Conflicts and Ambiguities in Unit Symbols

Even though this work is primarily about the semantics of units, communication does not go without a syntax. We have to distinguish communication among computers from communication involving humans. Ideally, in communication between computers one would define a syntax that reflects the semantic structure one to one and that is easy to implement. If humans are involved, the syntax must be somehow understandable to them. Traditionally, most computer systems do not make much sense of units other than to present them to humans. On the other hand, data interchange protocols in healthcare (HL7, ASTM 1238) stick to human readable message formats. Therefore, we cannot design a syntax for units from scratch.

There are three standards for the notation of units of interest, ISO 2955, ANSI X3.50, their reception by HL7 (version 2.3) and ASTM 1238 and the European standard ENV 12435 (CEN).

ISO 2955 is a standard notation for units that suit the limited character sets available on most computers. Its scope is on SI units [ISO 1000], however, its general approach can be used for other systems of units as well. It gives both a case sensitive and a case insensitive notation that does not require greek letters or mathematical symbols, such as the fraction bar or superscripts. It is therefore useful for communication among computers, but especially the case sensitive variant of ISO 2599 retains a good readability for humans.

ANSI X3.50 is similar to ISO 2599 but is mainly concerned with anglo-american units that are not covered by ISO, yet important to cover the requirements in the United States. Certainly, a data interchange standard has to meet the reality and must not dictate a different terminology to health care practitioneers. Thus, any globally useful code for units of measure must unify the metric system and traditional units. This is also true for other non ISO units that are commonly used in healthcare, such as Torricelli's unit of pressure 1 mm Hg.

One problem of all standard code tables is that they are prone to name conflicts and ambiguities. Neither ISO 2955; nor ANSI X3.50 are free of such conflicts. Conflicts arise from the way units are constructed using decimal prefixes.

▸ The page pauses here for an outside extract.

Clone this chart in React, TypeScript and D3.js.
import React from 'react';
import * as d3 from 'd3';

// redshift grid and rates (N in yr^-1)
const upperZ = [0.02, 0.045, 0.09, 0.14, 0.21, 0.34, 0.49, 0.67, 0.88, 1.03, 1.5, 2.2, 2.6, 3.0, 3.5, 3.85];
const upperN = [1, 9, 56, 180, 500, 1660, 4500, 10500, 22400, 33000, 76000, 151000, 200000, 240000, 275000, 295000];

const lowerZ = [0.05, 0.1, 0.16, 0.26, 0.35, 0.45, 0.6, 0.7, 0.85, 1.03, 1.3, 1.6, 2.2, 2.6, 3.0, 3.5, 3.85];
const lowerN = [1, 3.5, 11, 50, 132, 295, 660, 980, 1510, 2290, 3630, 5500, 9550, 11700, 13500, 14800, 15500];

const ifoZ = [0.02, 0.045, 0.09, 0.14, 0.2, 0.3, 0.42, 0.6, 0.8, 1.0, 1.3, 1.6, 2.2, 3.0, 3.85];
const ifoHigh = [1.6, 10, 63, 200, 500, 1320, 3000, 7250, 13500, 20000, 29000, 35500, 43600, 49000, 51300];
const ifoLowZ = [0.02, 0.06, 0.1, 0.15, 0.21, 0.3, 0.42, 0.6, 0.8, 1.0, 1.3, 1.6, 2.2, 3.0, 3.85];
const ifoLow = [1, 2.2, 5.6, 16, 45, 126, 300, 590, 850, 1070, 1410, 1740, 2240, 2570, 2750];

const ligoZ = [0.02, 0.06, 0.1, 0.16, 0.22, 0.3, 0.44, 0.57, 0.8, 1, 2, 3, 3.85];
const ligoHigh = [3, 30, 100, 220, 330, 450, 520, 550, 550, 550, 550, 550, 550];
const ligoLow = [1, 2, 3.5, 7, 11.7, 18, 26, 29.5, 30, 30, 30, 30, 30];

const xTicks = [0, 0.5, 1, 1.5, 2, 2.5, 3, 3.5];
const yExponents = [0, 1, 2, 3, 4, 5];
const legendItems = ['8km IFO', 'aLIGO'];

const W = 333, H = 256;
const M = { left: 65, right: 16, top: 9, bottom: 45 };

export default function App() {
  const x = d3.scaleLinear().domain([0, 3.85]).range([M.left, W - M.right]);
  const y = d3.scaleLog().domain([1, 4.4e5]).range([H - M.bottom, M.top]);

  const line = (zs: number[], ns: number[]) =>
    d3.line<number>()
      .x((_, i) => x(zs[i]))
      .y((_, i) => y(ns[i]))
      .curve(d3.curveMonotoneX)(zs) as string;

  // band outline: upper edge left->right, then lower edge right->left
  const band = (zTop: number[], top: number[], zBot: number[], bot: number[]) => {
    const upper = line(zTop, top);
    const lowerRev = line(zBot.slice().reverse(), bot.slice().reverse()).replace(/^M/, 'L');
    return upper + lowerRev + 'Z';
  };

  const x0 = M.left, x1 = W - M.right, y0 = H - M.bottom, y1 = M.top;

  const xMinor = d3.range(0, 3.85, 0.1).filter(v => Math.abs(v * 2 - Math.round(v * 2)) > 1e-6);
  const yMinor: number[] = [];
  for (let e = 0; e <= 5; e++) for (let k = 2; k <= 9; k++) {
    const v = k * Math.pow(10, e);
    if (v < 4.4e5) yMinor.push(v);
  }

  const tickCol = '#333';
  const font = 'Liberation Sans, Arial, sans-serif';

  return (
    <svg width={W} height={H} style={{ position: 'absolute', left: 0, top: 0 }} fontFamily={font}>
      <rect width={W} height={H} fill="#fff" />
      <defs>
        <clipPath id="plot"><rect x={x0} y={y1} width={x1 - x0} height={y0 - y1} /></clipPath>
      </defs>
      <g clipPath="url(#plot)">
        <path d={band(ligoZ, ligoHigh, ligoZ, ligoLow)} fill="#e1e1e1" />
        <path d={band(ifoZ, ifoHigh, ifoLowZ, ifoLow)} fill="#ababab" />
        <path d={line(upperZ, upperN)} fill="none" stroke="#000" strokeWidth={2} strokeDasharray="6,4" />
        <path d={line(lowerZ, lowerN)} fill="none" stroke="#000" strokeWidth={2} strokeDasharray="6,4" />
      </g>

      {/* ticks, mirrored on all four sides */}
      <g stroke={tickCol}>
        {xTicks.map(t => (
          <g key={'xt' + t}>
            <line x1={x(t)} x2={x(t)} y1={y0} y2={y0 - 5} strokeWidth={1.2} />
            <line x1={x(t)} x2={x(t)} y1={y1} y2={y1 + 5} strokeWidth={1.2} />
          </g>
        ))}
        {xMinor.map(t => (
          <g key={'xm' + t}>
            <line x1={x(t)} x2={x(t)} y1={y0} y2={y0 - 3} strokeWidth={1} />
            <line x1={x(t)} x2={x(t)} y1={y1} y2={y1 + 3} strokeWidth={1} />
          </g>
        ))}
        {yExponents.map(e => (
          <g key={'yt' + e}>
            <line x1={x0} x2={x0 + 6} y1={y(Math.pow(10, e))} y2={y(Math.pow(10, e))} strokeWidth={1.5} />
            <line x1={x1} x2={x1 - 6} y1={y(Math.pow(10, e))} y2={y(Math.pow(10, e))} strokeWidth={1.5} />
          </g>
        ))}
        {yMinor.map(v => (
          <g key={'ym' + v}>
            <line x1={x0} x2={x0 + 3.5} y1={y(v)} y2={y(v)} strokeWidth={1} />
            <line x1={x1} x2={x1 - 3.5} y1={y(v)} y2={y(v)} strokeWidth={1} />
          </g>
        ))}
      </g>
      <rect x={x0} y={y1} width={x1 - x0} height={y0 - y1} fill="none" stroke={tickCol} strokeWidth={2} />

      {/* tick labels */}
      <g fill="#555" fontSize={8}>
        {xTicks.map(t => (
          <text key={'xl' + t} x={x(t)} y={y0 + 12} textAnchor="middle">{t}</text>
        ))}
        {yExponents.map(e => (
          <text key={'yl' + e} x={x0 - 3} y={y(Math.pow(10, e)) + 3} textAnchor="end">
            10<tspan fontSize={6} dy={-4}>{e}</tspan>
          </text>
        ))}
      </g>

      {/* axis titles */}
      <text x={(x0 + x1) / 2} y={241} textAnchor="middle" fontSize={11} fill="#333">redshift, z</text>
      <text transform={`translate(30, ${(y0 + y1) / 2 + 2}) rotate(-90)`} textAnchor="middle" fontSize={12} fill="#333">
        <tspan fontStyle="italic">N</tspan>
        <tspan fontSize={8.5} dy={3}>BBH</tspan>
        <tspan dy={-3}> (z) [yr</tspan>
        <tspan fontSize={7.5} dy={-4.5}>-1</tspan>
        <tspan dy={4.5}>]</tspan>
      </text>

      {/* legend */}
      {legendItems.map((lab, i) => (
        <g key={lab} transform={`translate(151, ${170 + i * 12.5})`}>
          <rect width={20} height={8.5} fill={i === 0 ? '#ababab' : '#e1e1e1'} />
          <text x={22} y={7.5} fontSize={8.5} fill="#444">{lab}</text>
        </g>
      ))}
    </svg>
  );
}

In the metric system a simple unit consists of an optional prefix symbol and a terminal unit symbol (in the following called unit atom) written side by side. ENV 12435, ISO 2599 and ANSI X3.50 follow this practice. Because the prefix is not delimied from the unit atom, the computer must analyze a simple unit lexically, i.e., by finding a match among all possible combinations of prefices and atoms. Such a combination of codes is prone to bear ambiguities. For instance, the Pascal (1 Pa) is indistinguishable from pico-Ampère (1 pA) in a case insensitive representation, which is why ISO 2599 assigned the rather unusual notation PAS to the Pascal.

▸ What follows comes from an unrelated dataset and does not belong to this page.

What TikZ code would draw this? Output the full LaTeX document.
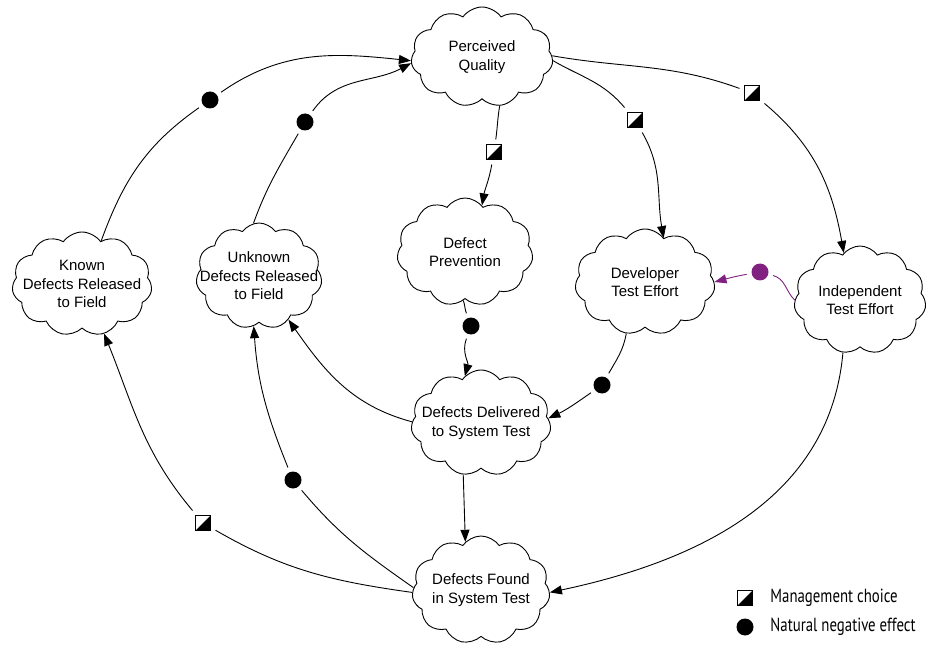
\documentclass[tikz,border=0pt]{standalone}
\usepackage{fontspec}
\setmainfont{Liberation Sans}
\newfontfamily\legendfont[FakeStretch=0.78]{PT Sans}
\usetikzlibrary{arrows.meta, shapes.symbols}
\definecolor{negpurple}{RGB}{128,32,128}

\begin{document}
\begin{tikzpicture}[x=1pt, y=1pt,
                >={Triangle[length=12pt,width=9pt]},
      every path/.style = {line width=0.9pt},
        cloudbox/.style = {cloud, draw, cloud puffs=11, cloud puff arc=110,
                           cloud ignores aspect, inner xsep=-30pt, inner ysep=-14pt,
                           align=center, font=\fontsize{15}{18.5}\selectfont},
            mgmt/.style = {rectangle, draw, line width=1.3pt, fill=white,
                           minimum size=15pt, inner sep=0pt, outer sep=5pt,
                           path picture={\fill[black] (path picture bounding box.south west)
                             -- (path picture bounding box.south east)
                             -- (path picture bounding box.north east) -- cycle;}},
             neg/.style = {circle, fill, minimum size=17pt, inner sep=0pt, outer sep=5pt},
          legtxt/.style = {anchor=west, inner sep=0pt, font=\legendfont\fontsize{19}{22}\selectfont}
                        ]
\path[use as bounding box] (0,0) rectangle (935,-647);
% clouds
\node (pq)    [cloudbox, minimum width=142pt, minimum height=100pt] at (482,-57)  {Perceived\\Quality};
\node (dp)    [cloudbox, minimum width=136pt, minimum height=108pt] at (465,-252) {Defect\\Prevention};
\node (dev)   [cloudbox, minimum width=140pt, minimum height=106pt] at (645,-282) {Developer\\Test Effort};
\node (ind)   [cloudbox, minimum width=132pt, minimum height=108pt] at (860,-300) {Independent\\Test Effort};
\node (known) [cloudbox, minimum width=140pt, minimum height=104pt] at (82,-284)  {Known\\Defects Released\\to Field};
\node (unk)   [cloudbox, minimum width=126pt, minimum height=106pt] at (259,-276) {Unknown\\Defects Released\\to Field};
\node (dds)   [cloudbox, minimum width=140pt, minimum height=106pt] at (481,-423) {Defects Delivered\\to System Test};
\node (ddf)   [cloudbox, minimum width=138pt, minimum height=108pt] at (481,-590) {Defects Found\\in System Test};
% markers
\node (m-known) [neg]  at (210,-100) {};
\node (m-unk)   [neg]  at (305,-122) {};
\node (m-dp)    [mgmt] at (494,-152) {};
\node (m-dev)   [mgmt] at (635,-120) {};
\node (m-ind)   [mgmt] at (752,-93)  {};
\node (m-pur)   [neg, negpurple] at (760,-272) {};
\node (m-dpd)   [neg]  at (471,-326) {};
\node (m-devd)  [neg]  at (602,-385) {};
\node (m-kn)    [mgmt] at (203,-523) {};
\node (m-un)    [neg]  at (293,-480) {};
% connectors
\draw[->] (known.66) to[out=70, in=215] (m-known) to[out=35, in=174] (pq.183);
\draw[->] (unk.96) to[out=70, in=240] (m-unk) to[out=55, in=208] (pq.185);
\draw[->] (pq.290) to[out=-100, in=82] (m-dp) to[out=-100, in=80] (dp.70);
\draw[->] (pq.-3) to[out=-30, in=130] (m-dev) to[out=-60, in=100] (dev.67);
\draw[->] (pq.1) to[out=-10, in=160] (m-ind) to[out=-40, in=100] (ind.109);
\draw[->, negpurple] (ind.180) to[out=135, in=-15] (m-pur) to[out=190, in=15] (dev.0);
\draw[->] (dp.268) to[out=-70, in=110] (m-dpd) to[out=-110, in=75] (dds.109);
\draw[->] (dev.250) to[out=-100, in=60] (m-devd) to[out=-145, in=25] (dds.4);
\draw[->] (dds.179) to[out=165, in=-55] (unk.304);
\draw[->] (dds.251) -- (ddf.108);
\draw[->] (ind.252) to[out=-95, in=12] (ddf.-2);
\draw[->] (ddf.182) to[out=172, in=-30] (m-kn) to[out=130, in=-68] (known.294);
\draw[->] (ddf.178) to[out=145, in=-50] (m-un) to[out=112, in=-86] (unk.264);
% legend
\node (leg-m)  [mgmt] at (745,-598) {};
\node (leg-n)  [neg]  at (745,-627) {};
\node (leg-mt) [legtxt] at (770,-598) {Management choice};
\node (leg-nt) [legtxt] at (770,-627) {Natural negative effect};
\end{tikzpicture}
\end{document}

In our analysis of the actual and potential ambiguities among simple units we identified the following types:

Type I: double unit atom

Ambiguous unit atoms. We find an example even within the case sensitive ISO 2955 uses a for the year (from latin annum) and for are (= 100 m2). This is the most severe problem which is easily detected.

Type II: metric vs. metric

Two valid prefix-atom combinations (including an atom without prefix) produce the same name. Valid combinations are those where the unit atom is ``metric.'' We call the property of a unit to be prefixed as ``metric.'' Note that there are non-metric units within the ISO system. For instance, day (d), hour (h), minute (min), and the various degrees do not get a decimal prefix. A type II conflict exists within the case insensitive version of ISO 2955 for PEV which can be peta-volt or pico-electronvolt. This is an error in the code system that needs to be resolved.

Type III: non-metric vs. non-metric

Invalid combinations of non metric units with prefices, where one can be just an unprefixed atom, collide with each other. For example, nmi as the nautic mile collides with nano miles. Since mile is a non-metric unit atom, for which a prefix is forbidden, no real ambiguity exists.

Type IVa: metric vs. nonmetric

An (invalid) combination of a non-metric unit with a prefix collides with a valid unit atom. For instance, again witin ISO 2599 (case sensitive), we find cd for candela while a centi-day is not explicitely ruled out. Taking into account that the metric property does not hold for the unit day, this ambiguity is resolvable without changing the code. Type IVa conflicts can also be resolved without valuation of the metric property: a precedence rule that would bind the most characters to the atom would find match the candela before the centi-day.

Type IVb: nonmetric vs. metric

A non-metric unit atom collides with a valid prefix-atom combination. An example is FT for the foot and PT for the pint colliding with fempto-tesla and pico-tesla resp. There is no way to resolve the conflict without changing the code. A reversed precedence rule that would bind the most characters to the prefix would cause the valid metric combination to be hidden.

Type V: nonmetric other

An invalid combination of a non-metric atom with a prefix collides with a metrically valid prefix-atom combination. This type exists for completeness only, we discovered no type V conflicts. If electronvolt was not a metric unit atom, the PEV conflict would be of type V.